The buzz in Europe is that a designation is increasingly likely, but that the EU will only sanction the military wing. The very concept of a bifurcated Hezbollah is something that many other countries reject, including Israel, Canada, the United States, and the Netherlands. But it is also worth recalling that Hezbollah deputy leader Naim Qassem also rejects it. He told in the Los Angeles Times in 2009 that the “same leadership that directs the parliamentary and government work also leads jihad actions in the struggle against Israel.”

During his visit to Lebanon last month, Ireland’s defense minister Alan Shatter echoed the one-dimensional nature of Hezbollah. “I think Hezbollah is a single organization,” he stated, adding that it does not mirror “the structure of the IRA [Irish Republican Army] where the IRA, or Provisional IRA, was a military wing and Sinn Fein was a political wing.”

European opinion certainly appears to be evolving. The debate has shifted a great deal since Cyprus’ former foreign minister, Erato Kozakou-Marcoullis, stated last year, “Should there be tangible evidence of Hezbollah engaging in acts of terrorism, the EU would consider listing the organization.”

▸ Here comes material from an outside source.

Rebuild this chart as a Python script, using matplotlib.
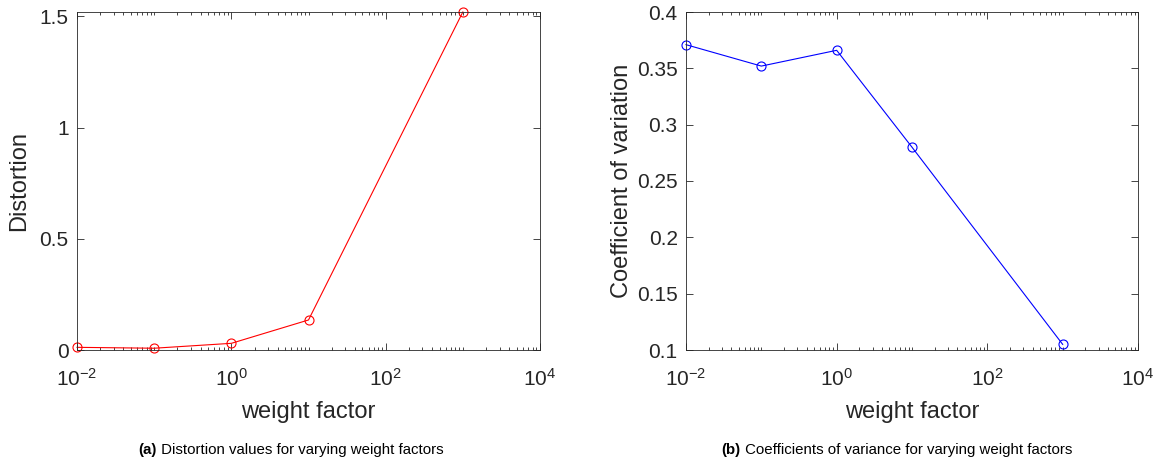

The evidence is now undeniable, which explains Washington’s campaign for a complete ban on Europe’s Hezbollah operations — both political and military, if such a distinction can be made.

A full ban would deprive the Lebanese group from its fundraising system, weapons, and technological procurement enterprises in the 27-member EU body. Indeed, the move would deal a morally symbolic blow to Hezbollah’s reputation as a legitimate political organization and dismantle its finance-starved operation in Europe.